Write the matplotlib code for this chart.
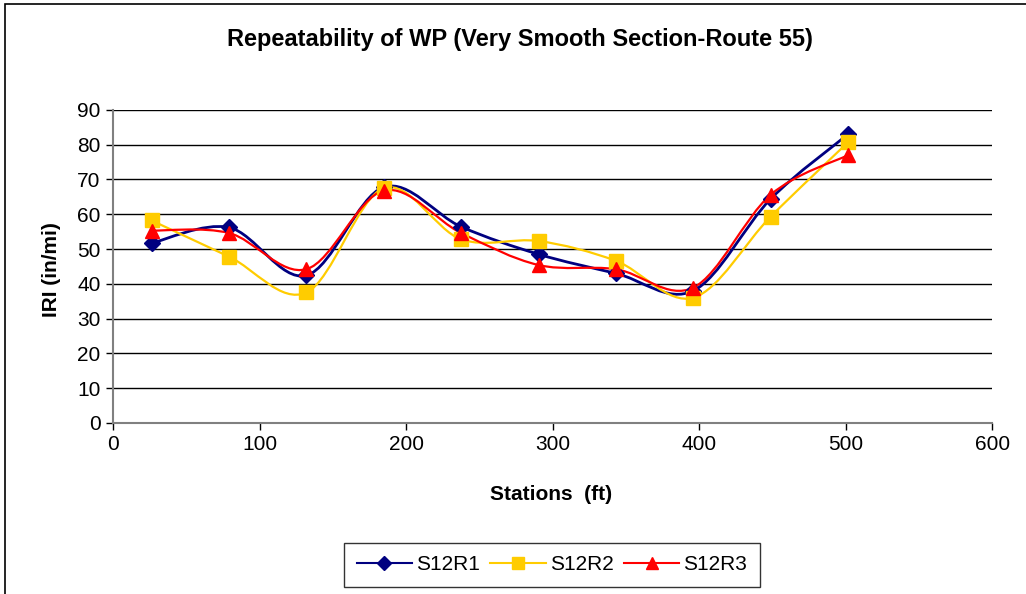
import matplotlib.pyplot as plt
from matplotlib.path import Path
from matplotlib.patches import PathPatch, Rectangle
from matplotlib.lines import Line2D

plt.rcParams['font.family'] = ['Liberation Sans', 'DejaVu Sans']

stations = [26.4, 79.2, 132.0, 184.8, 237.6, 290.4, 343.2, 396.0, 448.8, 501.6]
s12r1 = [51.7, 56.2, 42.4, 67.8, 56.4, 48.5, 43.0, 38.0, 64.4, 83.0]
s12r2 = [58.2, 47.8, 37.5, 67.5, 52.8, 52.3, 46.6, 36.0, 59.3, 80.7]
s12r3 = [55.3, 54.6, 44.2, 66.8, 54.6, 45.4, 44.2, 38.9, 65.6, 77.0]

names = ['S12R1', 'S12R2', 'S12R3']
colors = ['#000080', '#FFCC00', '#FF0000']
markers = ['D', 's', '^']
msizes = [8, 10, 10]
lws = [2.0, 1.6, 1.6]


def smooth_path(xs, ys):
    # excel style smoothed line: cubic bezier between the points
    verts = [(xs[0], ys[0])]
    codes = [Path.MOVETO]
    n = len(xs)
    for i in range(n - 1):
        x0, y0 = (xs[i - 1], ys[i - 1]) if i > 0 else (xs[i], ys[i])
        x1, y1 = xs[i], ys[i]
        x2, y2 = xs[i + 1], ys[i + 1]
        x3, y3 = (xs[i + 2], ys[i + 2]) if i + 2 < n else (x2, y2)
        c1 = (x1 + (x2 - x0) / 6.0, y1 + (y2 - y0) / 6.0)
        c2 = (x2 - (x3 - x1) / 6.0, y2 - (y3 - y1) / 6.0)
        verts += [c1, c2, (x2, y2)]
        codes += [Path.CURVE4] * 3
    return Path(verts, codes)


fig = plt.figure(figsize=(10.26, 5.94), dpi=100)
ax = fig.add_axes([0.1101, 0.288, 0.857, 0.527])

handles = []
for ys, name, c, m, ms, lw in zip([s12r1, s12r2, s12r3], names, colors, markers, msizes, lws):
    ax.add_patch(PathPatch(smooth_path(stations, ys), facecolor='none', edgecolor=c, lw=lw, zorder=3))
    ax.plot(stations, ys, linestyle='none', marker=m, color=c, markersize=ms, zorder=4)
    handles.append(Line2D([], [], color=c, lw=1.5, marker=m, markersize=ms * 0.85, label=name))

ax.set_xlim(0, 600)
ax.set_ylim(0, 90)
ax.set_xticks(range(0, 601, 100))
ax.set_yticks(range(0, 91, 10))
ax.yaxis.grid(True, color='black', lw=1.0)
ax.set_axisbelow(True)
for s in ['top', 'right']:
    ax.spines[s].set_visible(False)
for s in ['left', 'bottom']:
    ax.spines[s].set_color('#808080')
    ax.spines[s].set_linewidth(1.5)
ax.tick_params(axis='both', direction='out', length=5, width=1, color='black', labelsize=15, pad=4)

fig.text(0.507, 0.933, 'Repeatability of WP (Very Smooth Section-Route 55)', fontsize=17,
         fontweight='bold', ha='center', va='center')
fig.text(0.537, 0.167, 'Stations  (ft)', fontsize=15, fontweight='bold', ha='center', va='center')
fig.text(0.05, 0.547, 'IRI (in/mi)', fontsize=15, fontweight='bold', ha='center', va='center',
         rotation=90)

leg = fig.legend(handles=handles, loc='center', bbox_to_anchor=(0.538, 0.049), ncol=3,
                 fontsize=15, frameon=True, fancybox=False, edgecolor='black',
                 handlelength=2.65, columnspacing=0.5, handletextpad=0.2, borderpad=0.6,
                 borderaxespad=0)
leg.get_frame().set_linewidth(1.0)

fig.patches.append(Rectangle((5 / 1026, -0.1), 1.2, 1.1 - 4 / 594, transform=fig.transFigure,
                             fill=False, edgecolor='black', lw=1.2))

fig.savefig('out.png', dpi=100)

# Exercise description
Would you reproduce the lines above, from the very first through the line containing "plt.rcParams['font.family'] = ['Liberation", exactly and without the pictures?

# Result for this exercise
Write the matplotlib code for this chart.
import matplotlib.pyplot as plt
from matplotlib.path import Path
from matplotlib.patches import PathPatch, Rectangle
from matplotlib.lines import Line2D

plt.rcParams['font.family'] = ['Liberation Sans', 'DejaVu Sans']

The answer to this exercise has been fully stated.